The network scored a homerun on the 8th race as well, the Moccasin Stakes for two-year old fillies. Spring Awakening was favored for trainer Mike Mitchell; she was second in the G1 Del Mar Debutante two back, but faded to third as the 4-5 favorite in her last when ridden much closer to the pace than previously by Joe Talamo. Schrupp and Lyons spoke about how Mitchell was dissatisfied with that ride, leading him to replace Talamo with Garrett Gomez. Ms. Olivares jumped in from the paddock right on cue with an interview with the trainer. "Joe is a good little rider, but he just used kinda bad judgment, pushed on her a little too early, and she ran off," Mitchell told her.

She also alertly pointed out that Mitchell had trained Sindy Jacobson, the apparent main speed in the race, prior to her being purchased privately after her last effort. Mitchell acknowledged that she's the lone speed, but said he doubted she could last for seven furlongs on the Hollywood surface.

So, as the race shaped up with Sindy Jacobson setting the pace, and Spring Awakening rated off the lead (though really not too far behind) in perfect striking position, the pre-race discussions certainly enhanced the viewing experience. And when Gomez and Spring Awakening wore down the leader and headed to victory, Vic Stauffer exclaimed that it was the rider's record-setting 71st stakes victory of the year.

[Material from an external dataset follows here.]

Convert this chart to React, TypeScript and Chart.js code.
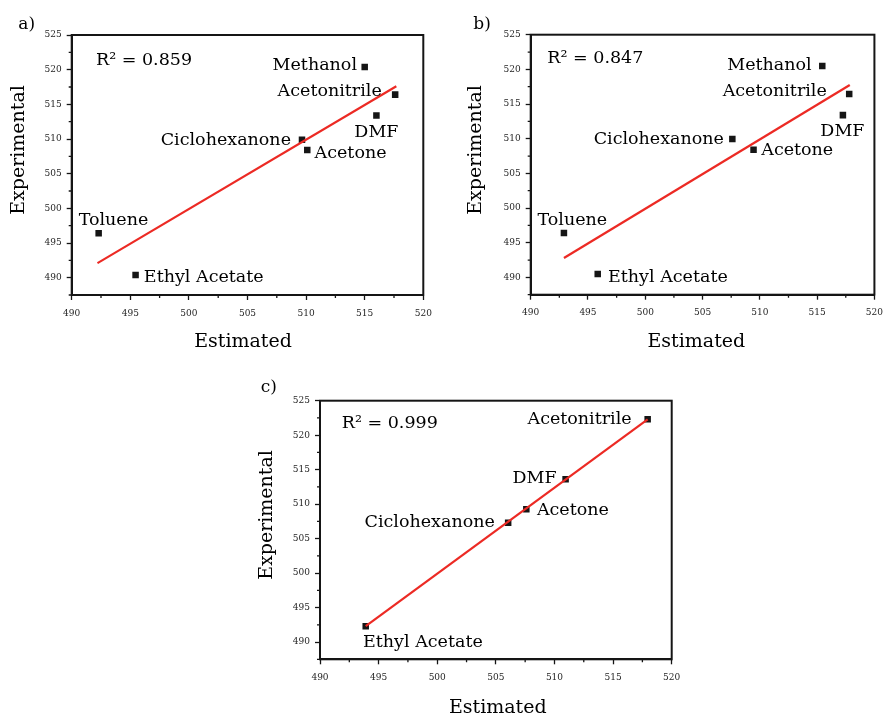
import React, { useEffect, useRef } from "react";
import { Chart, registerables } from "chart.js";

Chart.register(...registerables);

// ---------- shared axes ----------
const xRange = [490, 520];
const yRange = [487.5, 525];
const xTickValues = [490, 495, 500, 505, 510, 515, 520];
const yTickValues = [490, 495, 500, 505, 510, 515, 520, 525];
const xMinorTicks = [492.5, 497.5, 502.5, 507.5, 512.5, 517.5];
const yMinorTicks = [487.5, 492.5, 497.5, 502.5, 507.5, 512.5, 517.5, 522.5];
const xTitle = "Estimated";
const yTitle = "Experimental";

// ---------- panel a ----------
const solventsA = ["Methanol", "Acetonitrile", "DMF", "Ciclohexanone", "Acetone", "Toluene", "Ethyl Acetate"];
const estimatedA = [515.0, 517.6, 516.0, 509.65, 510.1, 492.3, 495.45];
const experimentalA = [520.4, 516.4, 513.4, 509.9, 508.4, 496.4, 490.4];
const fitXA = [492.2, 517.7];
const fitYA = [492.1, 517.6];
const r2A = "R² = 0.859";

// ---------- panel b ----------
const solventsB = ["Methanol", "Acetonitrile", "DMF", "Ciclohexanone", "Acetone", "Toluene", "Ethyl Acetate"];
const estimatedB = [515.45, 517.8, 517.25, 507.6, 509.45, 492.9, 495.85];
const experimentalB = [520.5, 516.45, 513.4, 509.95, 508.4, 496.4, 490.5];
const fitXB = [492.9, 517.85];
const fitYB = [492.8, 517.75];
const r2B = "R² = 0.847";

// ---------- panel c ----------
const solventsC = ["Acetonitrile", "DMF", "Acetone", "Ciclohexanone", "Ethyl Acetate"];
const estimatedC = [517.95, 510.95, 507.6, 506.05, 493.9];
const experimentalC = [522.3, 513.6, 509.25, 507.3, 492.3];
const fitXC = [493.9, 517.95];
const fitYC = [492.3, 522.3];
const r2C = "R² = 0.999";

// ---------- layout / style (not data) ----------
type LabelPos = { dx: number; dy: number; align: CanvasTextAlign };
const labelPosA: LabelPos[] = [
  { dx: -7.7, dy: 3.3, align: "right" },
  { dx: -13.4, dy: 1, align: "right" },
  { dx: 0, dy: 22, align: "center" },
  { dx: -11, dy: 5, align: "right" },
  { dx: 7.3, dy: 8, align: "left" },
  { dx: -20, dy: -8, align: "left" },
  { dx: 8.3, dy: 7, align: "left" },
];
const labelPosB: LabelPos[] = [
  { dx: -10.6, dy: 4, align: "right" },
  { dx: -22.4, dy: 1.7, align: "right" },
  { dx: -0.5, dy: 21, align: "center" },
  { dx: -8.4, dy: 5, align: "right" },
  { dx: 7.7, dy: 5.3, align: "left" },
  { dx: -26.4, dy: -7.7, align: "left" },
  { dx: 10.3, dy: 7.7, align: "left" },
];
const labelPosC: LabelPos[] = [
  { dx: -16, dy: 4.6, align: "right" },
  { dx: -9, dy: 4, align: "right" },
  { dx: 10.6, dy: 5.7, align: "left" },
  { dx: -13.3, dy: 4.3, align: "right" },
  { dx: -2.7, dy: 21, align: "left" },
];

const FONT = '"DejaVu Serif", "Liberation Serif", serif';
const AXIS_COLOR = "#151515";
const TEXT_COLOR = "#000000";
const TICK_TEXT_COLOR = "#262626";
const LINE_COLOR = "#ec2a24";
const POINT_COLOR = "#151515";

type PanelCfg = {
  letter: string;
  names: string[];
  xs: number[];
  ys: number[];
  fitX: number[];
  fitY: number[];
  r2: string;
  labelPos: LabelPos[];
  canvas: { left: number; top: number; w: number; h: number };
  padding: { top: number; right: number };
  yWidth: number;
  xHeight: number;
  r2Off: [number, number];
  xTitleOff: [number, number];
  yTitleOff: [number, number];
  letterPos: [number, number];
};

const panels: PanelCfg[] = [
  {
    letter: "a)",
    names: solventsA,
    xs: estimatedA,
    ys: experimentalA,
    fitX: fitXA,
    fitY: fitYA,
    r2: r2A,
    labelPos: labelPosA,
    canvas: { left: 0, top: 0, w: 445, h: 360 },
    padding: { top: 35, right: 21.7 },
    yWidth: 71.7,
    xHeight: 65,
    r2Off: [24.3, 30],
    xTitleOff: [-4.5, 51.7],
    yTitleOff: [-47.7, -15],
    letterPos: [18.3, 28.5],
  },
  {
    letter: "b)",
    names: solventsB,
    xs: estimatedB,
    ys: experimentalB,
    fitX: fitXB,
    fitY: fitYB,
    r2: r2B,
    labelPos: labelPosB,
    canvas: { left: 445, top: 0, w: 446, h: 360 },
    padding: { top: 34.7, right: 8.7 },
    yWidth: 85.7,
    xHeight: 65.3,
    r2Off: [16.6, 28.6],
    xTitleOff: [-6.2, 52],
    yTitleOff: [-50.2, -14.7],
    letterPos: [28.3, 28.5],
  },
  {
    letter: "c)",
    names: solventsC,
    xs: estimatedC,
    ys: experimentalC,
    fitX: fitXC,
    fitY: fitYC,
    r2: r2C,
    labelPos: labelPosC,
    canvas: { left: 240, top: 360, w: 451, h: 355 },
    padding: { top: 40.7, right: 19.3 },
    yWidth: 80,
    xHeight: 55.7,
    r2Off: [21.7, 27.6],
    xTitleOff: [1.9, 53.4],
    yTitleOff: [-48.5, -15],
    letterPos: [20.7, 32.3],
  },
];

function makeDecor(cfg: PanelCfg) {
  return {
    id: "decor",
    afterDraw(chart: any) {
      const { ctx, chartArea: ca, scales } = chart;
      const x = scales.x;
      const y = scales.y;
      ctx.save();
      // minor ticks
      ctx.strokeStyle = AXIS_COLOR;
      ctx.lineWidth = 1.3;
      ctx.beginPath();
      xMinorTicks.forEach((v) => {
        const px = x.getPixelForValue(v);
        ctx.moveTo(px, ca.bottom);
        ctx.lineTo(px, ca.bottom + 3);
      });
      yMinorTicks.forEach((v) => {
        const py = y.getPixelForValue(v);
        ctx.moveTo(ca.left - 3, py);
        ctx.lineTo(ca.left, py);
      });
      ctx.stroke();
      // frame
      ctx.lineWidth = 2;
      ctx.strokeRect(ca.left, ca.top, ca.right - ca.left, ca.bottom - ca.top);

      // point labels
      ctx.fillStyle = TEXT_COLOR;
      ctx.textBaseline = "alphabetic";
      ctx.font = `17.5px ${FONT}`;
      cfg.names.forEach((n, i) => {
        const px = x.getPixelForValue(cfg.xs[i]);
        const py = y.getPixelForValue(cfg.ys[i]);
        const p = cfg.labelPos[i];
        ctx.textAlign = p.align;
        ctx.fillText(n, px + p.dx, py + p.dy);
      });
      // R²
      ctx.textAlign = "left";
      ctx.fillText(cfg.r2, ca.left + cfg.r2Off[0], ca.top + cfg.r2Off[1]);

      // axis titles
      ctx.font = `19px ${FONT}`;
      ctx.textAlign = "center";
      ctx.fillText(xTitle, (ca.left + ca.right) / 2 + cfg.xTitleOff[0], ca.bottom + cfg.xTitleOff[1]);
      ctx.save();
      ctx.translate(ca.left + cfg.yTitleOff[0], (ca.top + ca.bottom) / 2 + cfg.yTitleOff[1]);
      ctx.rotate(-Math.PI / 2);
      ctx.fillText(yTitle, 0, 0);
      ctx.restore();

      // panel letter
      ctx.font = `17px ${FONT}`;
      ctx.textAlign = "left";
      ctx.fillText(cfg.letter, cfg.letterPos[0], cfg.letterPos[1]);
      ctx.restore();
    },
  };
}

function Panel({ cfg }: { cfg: PanelCfg }) {
  const ref = useRef<HTMLCanvasElement | null>(null);
  useEffect(() => {
    if (!ref.current) return;
    const chart = new Chart(ref.current, {
      type: "scatter",
      data: {
        datasets: [
          {
            type: "line",
            data: cfg.fitX.map((v, i) => ({ x: v, y: cfg.fitY[i] })),
            borderColor: LINE_COLOR,
            borderWidth: 2.2,
            pointRadius: 0,
            showLine: true,
            fill: false,
            order: 0,
          } as any,
          {
            type: "scatter",
            data: cfg.xs.map((v, i) => ({ x: v, y: cfg.ys[i] })),
            pointStyle: "rect",
            pointRadius: 4.6,
            backgroundColor: POINT_COLOR,
            borderColor: POINT_COLOR,
            borderWidth: 0,
            order: 1,
          } as any,
        ],
      },
      options: {
        animation: false,
        responsive: false,
        events: [],
        layout: {
          padding: { top: cfg.padding.top, right: cfg.padding.right, left: 0, bottom: 0 },
        },
        plugins: {
          legend: { display: false },
          tooltip: { enabled: false },
        },
        scales: {
          x: {
            type: "linear",
            min: xRange[0],
            max: xRange[1],
            bounds: "data",
            afterBuildTicks: (s: any) => {
              s.ticks = xTickValues.map((v) => ({ value: v }));
            },
            afterFit: (s: any) => {
              s.height = cfg.xHeight;
            },
            grid: {
              drawOnChartArea: false,
              drawTicks: true,
              tickLength: 5,
              tickWidth: 1.3,
              tickColor: AXIS_COLOR,
            },
            border: { display: true, width: 2, color: AXIS_COLOR },
            ticks: {
              font: { family: FONT, size: 9 },
              color: TICK_TEXT_COLOR,
              padding: 8,
              maxRotation: 0,
              autoSkip: false,
              callback: (v: any) => String(v),
            },
            title: { display: false },
          },
          y: {
            type: "linear",
            min: yRange[0],
            max: yRange[1],
            bounds: "data",
            afterBuildTicks: (s: any) => {
              s.ticks = yTickValues.map((v) => ({ value: v }));
            },
            afterFit: (s: any) => {
              s.width = cfg.yWidth;
            },
            grid: {
              drawOnChartArea: false,
              drawTicks: true,
              tickLength: 5,
              tickWidth: 1.3,
              tickColor: AXIS_COLOR,
            },
            border: { display: true, width: 2, color: AXIS_COLOR },
            ticks: {
              font: { family: FONT, size: 9 },
              color: TICK_TEXT_COLOR,
              padding: 5,
              autoSkip: false,
              callback: (v: any) => String(v),
            },
            title: { display: false },
          },
        },
      },
      plugins: [makeDecor(cfg)],
    } as any);
    return () => chart.destroy();
  }, [cfg]);
  return (
    <canvas
      ref={ref}
      width={cfg.canvas.w}
      height={cfg.canvas.h}
      style={{
        position: "absolute",
        left: cfg.canvas.left,
        top: cfg.canvas.top,
        width: cfg.canvas.w,
        height: cfg.canvas.h,
      }}
    />
  );
}

export default function App() {
  return (
    <div
      style={{
        position: "absolute",
        left: 0,
        top: 0,
        width: 891,
        height: 715,
        background: "#ffffff",
        overflow: "hidden",
      }}
    >
      {panels.map((p) => (
        <Panel key={p.letter} cfg={p} />
      ))}
    </div>
  );
}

Spring Awakening is by In Excess, out of a Carson City mare, and another interesting pre-race comment by Mitchell was that, while her owners want her to stretch out, he believes she's a sprinter at heart. Perhaps the trainer is a dosage guy, because her number comes in very high at 7.0. Certainly some stamina in her pedigree though, as her second dam is a half-sister to the Belmont winner Editor's Note. So we'll see who prevails between owner and trainer.

Sindy Jacobson was making her first start for a partnership including Team Valor, and I'm always interested in following these private purchases of Barry Irwin. The filly had won her two career starts coming into Sunday's race, though in a 40K maiden claimer and a starters allowance. Though beaten in this race, she took a big jump in class and ran on very well to hold second in a quick race (1:21.53, on a Cushion Track said to be made quicker by a light rain), showing the kind of athleticism on the turn that seems to attract the interests of her new owner. She's by More Than Ready, out of a Rubiano mare, is inbred to Halo 3x3, to Northern Dancer and Mr. Prospector, and sports a distance-leaning dosage of 2.25. I wouldn't be at all surprised to see them try to stretch this filly out.

4 Comments:

ljk said...

I prefer TVG because the analysts at least make a selection. I can't handicap every track, so it adds a little interest if the on-air guy has a pick or a live pick-4 or pick-6 ticket.

Saw where Santa Anita says HRTV will soon see a "huge increase" in distribution. I assume that can only mean DirecTV.

aliancia said...

Very nice analysis.

Michael said...

How long before Todd Schrupp starts taking pot shots at Stevens for leaving? He always seems to wear on his sleve the fact that he takes TVG vs. (insert anyone here) very personal.

Cookie Jill said...

Gary was always easy on the eyeballs, too.